The Ranthambore National Park has been facing a problem of plenty for some time now. Though the total area of Ranthambore tiger reserve is about 1,394.478 sq kms, the 31 tigers are confined to an area of less than 400 sq. kms of the core area. The rapid multiplication of tigers in the reserve has been posing a bigger problem for forest authorities as well.

Recently, two tigers had strayed as far as Mathura in neighbouring Uttar Pradesh while another managed to get away to Madhya Pradesh and finally to the Kuno-Palpur area. At least two tigers – T-2 and T-40 - have not been sighted since October.

Usually, tigers straying from the park also face threats from poachers or being killed in revenge by villagers staying along the periphery of the park as the big cats feed on their livestock.

“The semi-adults find it difficult to chalk out their territory and stray from the sanctuary. Sometimes, tigers fight among themselves over territory, often resulting in the death of one. The answer may lie in developing other areas of the park like the Sawai Man Singh Sanctuary to house the rising number of tigers,” said Rajpal Singh, a member of the state wildlife committee.

Tigers are fiercely protective of their territories. A tigress may have a territory of 20 sq kms, while the male may cover 40-80 sq kms or even more.

Forest officials are also trying to make more room for tigers by relocating villages in along the periphery. “Last year we relocated one village from Ranthambore. This year too we are relocating about 10 villages from the forest to make room for more tigers,” officials said.

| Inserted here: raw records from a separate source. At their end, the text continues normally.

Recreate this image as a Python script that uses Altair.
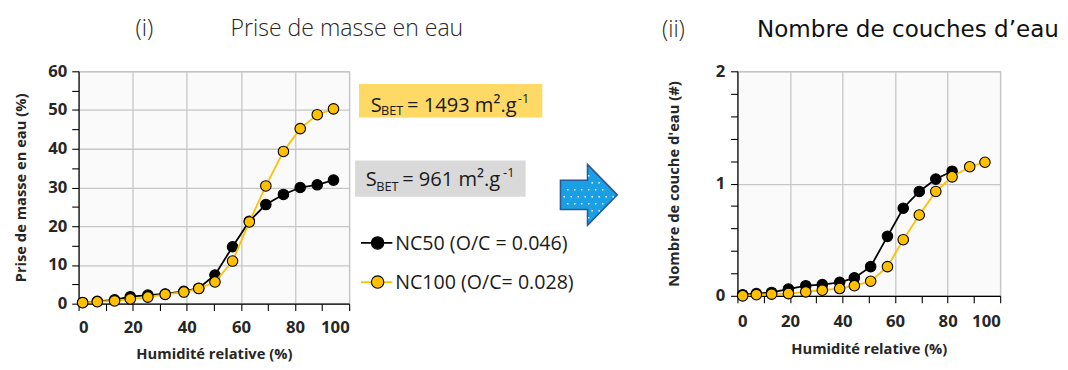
import altair as alt
import pandas as pd

# ---------------- data ----------------
rh_mass = [1.5, 6.9, 13.3, 19.1, 25.6, 32.0, 38.9, 44.4, 50.4, 56.9, 63.1, 69.2, 75.7, 81.9, 88.2, 94.2]
nc50_mass = [0.3, 0.6, 1.0, 1.8, 2.2, 2.5, 3.2, 4.0, 7.4, 14.7, 21.3, 25.6, 28.2, 30.0, 30.7, 31.9]
nc100_mass = [0.25, 0.5, 0.7, 1.2, 1.7, 2.4, 3.0, 3.9, 5.6, 11.0, 21.1, 30.4, 39.3, 45.2, 48.8, 50.3]

rh_layers = [2.0, 7.2, 13.0, 19.4, 26.0, 32.3, 38.9, 44.5, 50.7, 57.1, 63.1, 69.2, 75.5, 81.7, 88.4, 94.2]
nc50_layers = [0.01, 0.02, 0.03, 0.06, 0.09, 0.10, 0.12, 0.16, 0.26, 0.53, 0.78, 0.93, 1.04, 1.11]
nc100_layers = [0.0, 0.01, 0.015, 0.02, 0.035, 0.05, 0.065, 0.09, 0.13, 0.26, 0.50, 0.72, 0.93, 1.06, 1.15, 1.19]

series_names = ["NC50 (O/C = 0.046)", "NC100 (O/C= 0.028)"]
series_colors = ["#000000", "#FFC000"]
bet_values = ["= 1493 m².g", "= 961 m².g"]
bet_box_colors = ["#FFD966", "#D9D9D9"]
panel_tags = ["(i)", "(ii)"]
panel_titles = ["Prise de masse en eau", "Nombre de couches d’eau"]
x_title = "Humidité relative (%)"
y_titles = ["Prise de masse en eau (%)", "Nombre de couche d'eau (#)"]

# ---------------- styling ----------------
AXIS_FONT = "Open Sans"
GRID = "#C6C6C6"
BG = "#FAFAFA"


def txt(label, x, y, size, font="Open Sans", weight="normal", color="#1a1a1a"):
    return alt.Chart(pd.DataFrame({"label": [label]})).mark_text(
        align="left", baseline="alphabetic", font=font, fontSize=size,
        fontWeight=weight, color=color
    ).encode(x=alt.value(x), y=alt.value(y), text="label:N")


def series_layers(x, y, color, xenc, yenc):
    df = pd.DataFrame({"rh": x, "v": y})
    base = alt.Chart(df).encode(x=xenc, y=yenc)
    line = base.mark_line(color=color, strokeWidth=1.8)
    pts = base.mark_point(filled=True, fill=color, stroke="#000000",
                          strokeWidth=1.1, size=115, opacity=1)
    return [line, pts]


def x_enc(label_pad, title_pad):
    return alt.X(
        "rh:Q",
        scale=alt.Scale(domain=[0, 100], nice=False, zero=False),
        axis=alt.Axis(
            title=x_title,
            values=list(range(0, 101, 10)),
            labelExpr="datum.value % 20 === 0 ? datum.label : ''",
            labelOverlap=False,
            gridOpacity={"condition": {"test": "datum.value % 20 === 0", "value": 1}, "value": 0},
            labelPadding=label_pad,
            titlePadding=title_pad,
        ),
    )


# ---------------- left panel ----------------
y_left = alt.Y(
    "v:Q",
    scale=alt.Scale(domain=[0, 60], nice=False),
    axis=alt.Axis(
        title=y_titles[0],
        values=list(range(0, 61, 5)),
        labelExpr="datum.value % 10 === 0 ? datum.label : ''",
        labelOverlap=False,
        gridOpacity={"condition": {"test": "datum.value % 10 === 0", "value": 1}, "value": 0},
        labelPadding=5,
        titlePadding=20,
    ),
)

xl = x_enc(9, 12)
left_layers = []
left_layers += series_layers(rh_mass, nc50_mass, series_colors[0], xl, y_left)
left_layers += series_layers(rh_mass, nc100_mass, series_colors[1], xl, y_left)

# title
left_layers.append(txt(panel_tags[0], 58, -36, 23.5, font="Open Sans", weight=300, color="#262626"))
left_layers.append(txt(panel_titles[0], 155, -36, 23.5, font="Open Sans", weight=300, color="#262626"))

# S_BET boxes
boxes = [(286, 473, 13, 47), (282, 456, 91, 128)]
bet_pos = [(298, 41, 45, 335, 448, 32), (293, 117, 122, 330, 433, 108)]
for (x1, x2, y1, y2), col, val, (sx, sb, subb, vx, supx, supb) in zip(boxes, bet_box_colors, bet_values, bet_pos):
    left_layers.append(
        alt.Chart(pd.DataFrame({"c": [col]})).mark_rect(color=col).encode(
            x=alt.value(x1), x2=alt.value(x2), y=alt.value(y1), y2=alt.value(y2))
    )
    left_layers.append(txt("S", sx, sb, 20.5))
    left_layers.append(txt("BET", sx + 10.5, subb, 13))
    left_layers.append(txt(val, vx, sb, 20.5))
    left_layers.append(txt("-1", supx, supb, 13))

# legend
for i, (name, col) in enumerate(zip(series_names, series_colors)):
    yc = 175 + 40 * i
    left_layers.append(
        alt.Chart(pd.DataFrame({"s": [name]})).mark_rule(color=col, strokeWidth=1.8).encode(
            x=alt.value(288), x2=alt.value(320), y=alt.value(yc))
    )
    left_layers.append(
        alt.Chart(pd.DataFrame({"s": [name]})).mark_point(
            filled=True, fill=col, stroke="#000000", strokeWidth=1.1, size=160, opacity=1
        ).encode(x=alt.value(305), y=alt.value(yc))
    )
    left_layers.append(txt(name, 323, yc + 7, 20))

# arrow (decoration)
arrow_path = "M-0.92,-0.48L-0.03,-0.48L-0.03,-1L0.95,0L-0.03,1L-0.03,0.48L-0.92,0.48Z"
left_layers.append(
    alt.Chart(pd.DataFrame({"a": [1]})).mark_point(
        shape=arrow_path, size=3844, filled=True, fill="#1A9FE5", stroke="#2B5797",
        strokeWidth=1.6, opacity=1
    ).encode(x=alt.value(520), y=alt.value(126))
)
# white dots texture on arrow
dots = []
d = 0.05
row = 0
yy = -0.88
while yy < 0.9:
    off = 0.0 if row % 2 == 0 else 0.115
    xx = -0.82 + off
    while xx < 0.9:
        if xx < -0.03:
            inside = abs(yy) < 0.40
        else:
            inside = abs(yy) < (0.95 - xx) * (1 / 0.98) - 0.1
        if inside:
            dots.append(f"M{xx:.3f},{yy:.3f}h{d}v{d}h-{d}Z")
        xx += 0.23
    yy += 0.23
    row += 1
left_layers.append(
    alt.Chart(pd.DataFrame({"a": [1]})).mark_point(
        shape="".join(dots), size=3844, filled=True, fill="#FFFFFF", strokeWidth=0, opacity=0.95
    ).encode(x=alt.value(520), y=alt.value(126))
)

left = alt.layer(*left_layers).properties(width=276, height=237)

# ---------------- right panel ----------------
y_right = alt.Y(
    "v:Q",
    scale=alt.Scale(domain=[0, 2], nice=False),
    axis=alt.Axis(
        title=y_titles[1],
        values=[round(i * 0.2, 1) for i in range(11)],
        labelExpr="datum.value % 1 === 0 ? format(datum.value, 'd') : ''",
        labelOverlap=False,
        gridOpacity={"condition": {"test": "datum.value % 1 === 0", "value": 1}, "value": 0},
        labelPadding=6,
        titlePadding=34,
    ),
)
xr = x_enc(11, 13)
right_layers = []
right_layers += series_layers(rh_layers[:len(nc50_layers)], nc50_layers, series_colors[0], xr, y_right)
right_layers += series_layers(rh_layers, nc100_layers, series_colors[1], xr, y_right)
right_layers.append(txt(panel_tags[1], -77, -35, 23.5, font="Open Sans", weight=300, color="#262626"))
right_layers.append(txt(panel_titles[1], 20, -35, 23.5, font="DejaVu Sans", color="#111111"))

right = alt.layer(*right_layers).properties(width=268, height=229)

chart = alt.hconcat(left, right, spacing=40).properties(
    padding={"left": 4, "top": 5, "right": 0, "bottom": 0}
).configure_view(
    fill=BG, stroke=GRID, strokeWidth=1.2
).configure_axis(
    labelFont=AXIS_FONT, labelFontWeight="bold", labelFontSize=17, labelColor="#262626",
    titleFont=AXIS_FONT, titleFontWeight="bold", titleFontSize=15, titleColor="#262626",
    domainColor="#000000", domainWidth=1.2, tickColor="#000000", tickSize=7, tickWidth=1.1,
    gridColor=GRID, gridWidth=1.3,
).configure_axisX(labelAngle=0)

chart.save("out.html", embed_options={"renderer": "svg", "actions": False})
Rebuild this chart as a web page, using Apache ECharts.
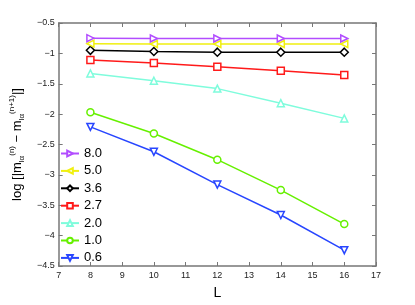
<!DOCTYPE html>
<html><head><meta charset="utf-8">
<script src="https://cdn.jsdelivr.net/npm/echarts@6/dist/echarts.min.js"></script>
<style>html,body{margin:0;padding:0;background:#fff}#c{width:415px;height:305px}</style>
</head><body><div id="c"></div>
<script>
const L = [8, 10, 12, 14, 16];
const names = ['8.0', '5.0', '3.6', '2.7', '2.0', '1.0', '0.6'];
const v80 = [-0.75, -0.755, -0.755, -0.755, -0.755];
const v50 = [-0.84, -0.845, -0.845, -0.845, -0.845];
const v36 = [-0.95, -0.97, -0.98, -0.98, -0.98];
const v27 = [-1.11, -1.16, -1.22, -1.285, -1.355];
const v20 = [-1.33, -1.45, -1.58, -1.82, -2.07];
const v10 = [-1.97, -2.32, -2.75, -3.25, -3.81];
const v06 = [-2.21, -2.62, -3.16, -3.66, -4.24];
const xTicks = [7, 8, 9, 10, 11, 12, 13, 14, 15, 16, 17];
const yTicks = [-4.5, -4, -3.5, -3, -2.5, -2, -1.5, -1, -0.5];

const colors = ['#b24dff', '#f0f010', '#000000', '#ff1a1a', '#7ffcdc', '#66f000', '#2846ff'];
const symbols = ['triangle', 'triangle', 'diamond', 'rect', 'triangle', 'circle', 'triangle'];
const rots = [-90, 90, 0, 0, 0, 0, 180];
const values = [v80, v50, v36, v27, v20, v10, v06];

const font = 'Liberation Sans, Arial, sans-serif';
const fmt = v => String(v).replace('-', '\u2212');

const series = names.map((n, i) => ({
  name: n, type: 'line',
  data: L.map((x, j) => [x, values[i][j]]),
  symbol: symbols[i], symbolRotate: rots[i], symbolSize: i === 2 ? 8 : 7,
  lineStyle: {color: colors[i], width: 1.5},
  itemStyle: {color: '#fff', borderColor: colors[i], borderWidth: 1.5},
  emphasis: {disabled: true},
  animation: false, z: 10 - i
}));

const axisLine = {show: true, lineStyle: {color: '#777', width: 1.5}};
const chart = echarts.init(document.getElementById('c'));
chart.setOption({
  animation: false,
  grid: {left: 54, right: 39, top: 23, bottom: 34},
  legend: {
    orient: 'vertical', left: 60, top: 147, padding: 0, itemGap: 4.4, itemWidth: 18, itemHeight: 7,
    data: names, textStyle: {fontSize: 13, lineHeight: 12, fontFamily: font, color: '#000'}
  },
  xAxis: [{
    type: 'value', min: 7, max: 17, interval: 1,
    name: 'L', nameLocation: 'middle', nameGap: 20,
    nameTextStyle: {fontSize: 14, fontFamily: font, color: '#000'},
    axisLine: axisLine, axisTick: {inside: true, length: 4, lineStyle: {color: '#777'}},
    axisLabel: {fontSize: 9, fontFamily: font, color: '#222', margin: 5, formatter: fmt},
    splitLine: {show: false}
  }, {
    type: 'value', min: 7, max: 17, interval: 1, position: 'top',
    axisLine: axisLine, axisTick: {inside: true, length: 4, lineStyle: {color: '#777'}},
    axisLabel: {show: false}, splitLine: {show: false}
  }],
  yAxis: [{
    type: 'value', min: -4.5, max: -0.5, interval: 0.5,
    name: 'log [|m{sb|lα}{sp|(n)} − m{sb|lα}{sp|(n+1)}|]',
    nameLocation: 'middle', nameGap: 30,
    nameTextStyle: {
      fontSize: 13, fontFamily: font, color: '#000', lineHeight: 18,
      rich: {
        sb: {fontSize: 8, fontFamily: font, verticalAlign: 'bottom', lineHeight: 18, color: '#000'},
        sp: {fontSize: 8, fontFamily: font, verticalAlign: 'top', lineHeight: 18, color: '#000'}
      }
    },
    axisLine: axisLine, axisTick: {inside: true, length: 4, lineStyle: {color: '#777'}},
    axisLabel: {fontSize: 9, fontFamily: font, color: '#222', margin: 4, formatter: fmt},
    splitLine: {show: false}
  }, {
    type: 'value', min: -4.5, max: -0.5, interval: 0.5, position: 'right',
    axisLine: axisLine, axisTick: {inside: true, length: 4, lineStyle: {color: '#777'}},
    axisLabel: {show: false}, splitLine: {show: false}
  }],
  series: series
});
</script></body></html>
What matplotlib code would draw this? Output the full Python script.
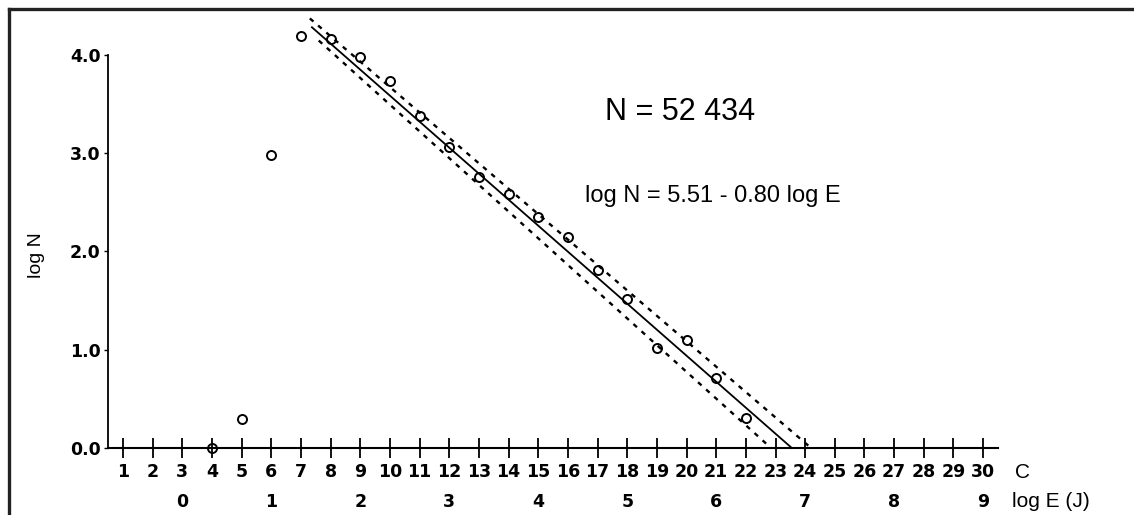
import matplotlib
matplotlib.use("Agg")
import matplotlib.pyplot as plt
from matplotlib.lines import Line2D

# ---- data ----
class_C = [4, 5, 6, 7, 8, 9, 10, 11, 12, 13, 14, 15, 16, 17, 18, 19, 20, 21, 22]
log_N = [0.0, 0.30, 2.98, 4.19, 4.16, 3.98, 3.73, 3.38, 3.06, 2.76, 2.58,
         2.35, 2.15, 1.81, 1.52, 1.02, 1.10, 0.71, 0.31]

fit_C = [7.37, 23.55]
fit_logN = [4.28, 0.0]
upper_C = [7.30, 24.20]
upper_logN = [4.37, 0.0]
lower_C = [7.60, 22.85]
lower_logN = [4.145, 0.0]

C_ticks = list(range(1, 31))
logE_labels = [0, 1, 2, 3, 4, 5, 6, 7, 8, 9]
y_ticks = [0.0, 1.0, 2.0, 3.0, 4.0]

title_text = "N = 52 434"
eq_text = "log N = 5.51 - 0.80 log E"

# ---- figure ----
W, H = 1134, 515
fig = plt.figure(figsize=(W / 100, H / 100), dpi=100)
ax = fig.add_axes([0, 0, 1, 1])
ax.set_xlim(-3.147, 35.087)
ax.set_ylim(-0.6816, 4.5575)
ax.patch.set_alpha(0)

bold_font = {"family": "DejaVu Sans", "weight": "bold"}
sans = "Liberation Sans"

# axes lines
for s in ("top", "right"):
    ax.spines[s].set_visible(False)
ax.spines["left"].set_position(("data", 0.5))
ax.spines["left"].set_bounds(0.0, 4.0)
ax.spines["bottom"].set_position(("data", 0.0))
ax.spines["bottom"].set_bounds(0.5, 30.5)
ax.spines["left"].set_linewidth(1.3)
ax.spines["bottom"].set_linewidth(1.5)

ax.set_xticks(C_ticks)
ax.set_xticklabels([str(c) for c in C_ticks], fontdict=bold_font, fontsize=12.5)
ax.tick_params(axis="x", direction="inout", length=14, width=1.3, pad=4)

ax.set_yticks(y_ticks)
ax.set_yticklabels([f"{v:.1f}" for v in y_ticks], fontdict=bold_font, fontsize=12.5)
ax.tick_params(axis="y", direction="out", length=3, width=1.0, pad=2.5)

# fit line and bands
ax.plot(fit_C, fit_logN, color="black", lw=1.3)
ax.plot(upper_C, upper_logN, color="black", lw=1.7, linestyle=(0, (2.0, 2.6)))
ax.plot(lower_C, lower_logN, color="black", lw=1.7, linestyle=(0, (2.0, 2.6)))

# data points
ax.plot(class_C, log_N, linestyle="none", marker="o", markersize=6.5,
        markerfacecolor="none", markeredgecolor="black", markeredgewidth=1.4,
        zorder=5)

# second row of x labels (log E)
for e in logE_labels:
    ax.text(3 * e + 3, -0.549, str(e), ha="center", va="center",
            fontdict=bold_font, fontsize=12.5)

# axis names
ax.text(31.07, -0.254, "C", ha="left", va="center", family=sans, fontsize=15)
ax.text(30.97, -0.549, "log E (J)", ha="left", va="center", family=sans, fontsize=15)
ax.text(-1.9, 1.963, "log N", ha="center", va="center", rotation=90,
        family=sans, fontsize=14)

# annotations
ax.text(17.25, 3.337, title_text, ha="left", va="baseline", family=sans, fontsize=22)
ax.text(16.58, 2.503, eq_text, ha="left", va="baseline", family=sans, fontsize=17)

# outer frame (left and top)
fx = 9 / W
fy = 1 - 9 / H
fig.add_artist(Line2D([fx, fx], [0, fy], transform=fig.transFigure,
                      color="#222222", lw=2.4, solid_capstyle="projecting"))
fig.add_artist(Line2D([fx, 1], [fy, fy], transform=fig.transFigure,
                      color="#222222", lw=2.4, solid_capstyle="projecting"))

fig.savefig("out.png", dpi=100, facecolor="white")
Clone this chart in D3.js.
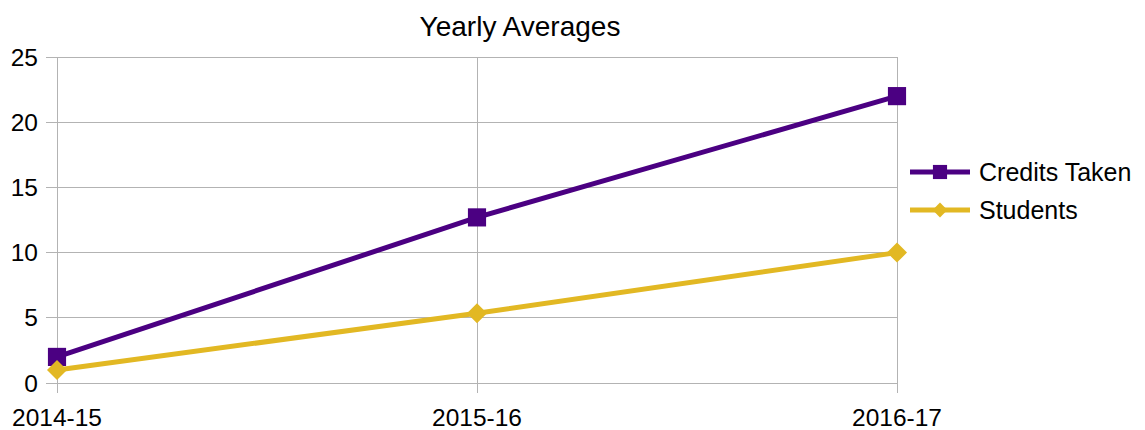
<!DOCTYPE html>
<html><head><meta charset="utf-8">
<script src="https://cdn.jsdelivr.net/npm/d3@7"></script>
<style>body{margin:0;background:#fff}svg{display:block}text{font-family:"Liberation Sans",Arial,sans-serif;fill:#000}</style>
</head><body>
<script>
const categories = ["2014-15", "2015-16", "2016-17"];
const creditsTaken = [2, 12.7, 22];
const students = [1, 5.35, 10];
const yTicks = [0, 5, 10, 15, 20, 25];
const seriesNames = ["Credits Taken", "Students"];

const W = 1145, H = 430;
const m = {left: 57, right: 248, top: 57, bottom: 47};
const svg = d3.select("body").append("svg").attr("width", W).attr("height", H);

const x = d3.scalePoint().domain(categories).range([m.left, W - m.right]);
const y = d3.scaleLinear().domain([0, 25]).range([H - m.bottom, m.top]);
const grid = "#b3b3b3";

svg.append("g").selectAll("line").data(yTicks).join("line")
  .attr("x1", m.left - 11).attr("x2", W - m.right)
  .attr("y1", d => y(d)).attr("y2", d => y(d))
  .attr("stroke", grid).attr("stroke-width", 1).attr("shape-rendering", "crispEdges");
svg.append("g").selectAll("line").data(categories).join("line")
  .attr("x1", d => x(d)).attr("x2", d => x(d))
  .attr("y1", m.top).attr("y2", H - m.bottom + 10)
  .attr("stroke", grid).attr("stroke-width", 1).attr("shape-rendering", "crispEdges");

svg.append("g").selectAll("text").data(yTicks).join("text")
  .attr("x", 38).attr("y", d => y(d)).attr("dy", "0.35em")
  .attr("text-anchor", "end").attr("font-size", 24.5).text(d => d);
svg.append("g").selectAll("text").data(categories).join("text")
  .attr("x", d => x(d)).attr("y", 426)
  .attr("text-anchor", "middle").attr("font-size", 24.5).text(d => d);

svg.append("text").attr("x", 520).attr("y", 26).attr("dy", "0.35em")
  .attr("text-anchor", "middle").attr("font-size", 28).text("Yearly Averages");

const colors = ["#4b0082", "#e2b823"];
const data = [creditsTaken, students];
const line = d3.line().x((d, i) => x(categories[i])).y(d => y(d));
const sq = d3.symbol(d3.symbolSquare, 330);
const dia = d3.symbol(d3.symbolSquare, 200);

data.forEach((s, k) => {
  svg.append("path").datum(s).attr("d", line).attr("fill", "none")
    .attr("stroke", colors[k]).attr("stroke-width", 5).attr("stroke-linejoin", "round");
});
data.forEach((s, k) => {
  svg.append("g").selectAll("path").data(s).join("path")
    .attr("transform", (d, i) => `translate(${x(categories[i])},${y(d)})` + (k === 1 ? " rotate(45)" : ""))
    .attr("d", k === 0 ? sq : dia).attr("fill", colors[k]);
});

const lg = svg.append("g");
seriesNames.forEach((n, k) => {
  const ly = 172 + k * 38;
  lg.append("line").attr("x1", 910).attr("x2", 970).attr("y1", ly).attr("y2", ly)
    .attr("stroke", colors[k]).attr("stroke-width", 5);
  lg.append("path").attr("transform", `translate(940,${ly})` + (k === 1 ? " rotate(45)" : ""))
    .attr("d", d3.symbol(d3.symbolSquare, k === 0 ? 200 : 110)).attr("fill", colors[k]);
  lg.append("text").attr("x", 979).attr("y", ly).attr("dy", "0.35em")
    .attr("font-size", 25).text(n);
});
</script>
</body></html>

One of the solutions could be the proposed corridor between Ranthambore and the Mukundra Hills. The state government has also planned to make other sanctuaries around more habitable for wild animals. In his recent budget, state Chief Minister Ashok Gehlot has proposed to develop the area connecting Ranthambore with the Mukundra Hills sanctuary as an exclusive corridor for tiger movement. The area is frequently used by straying tigers from Ranthambore and developing it would give the big cats a safer passage.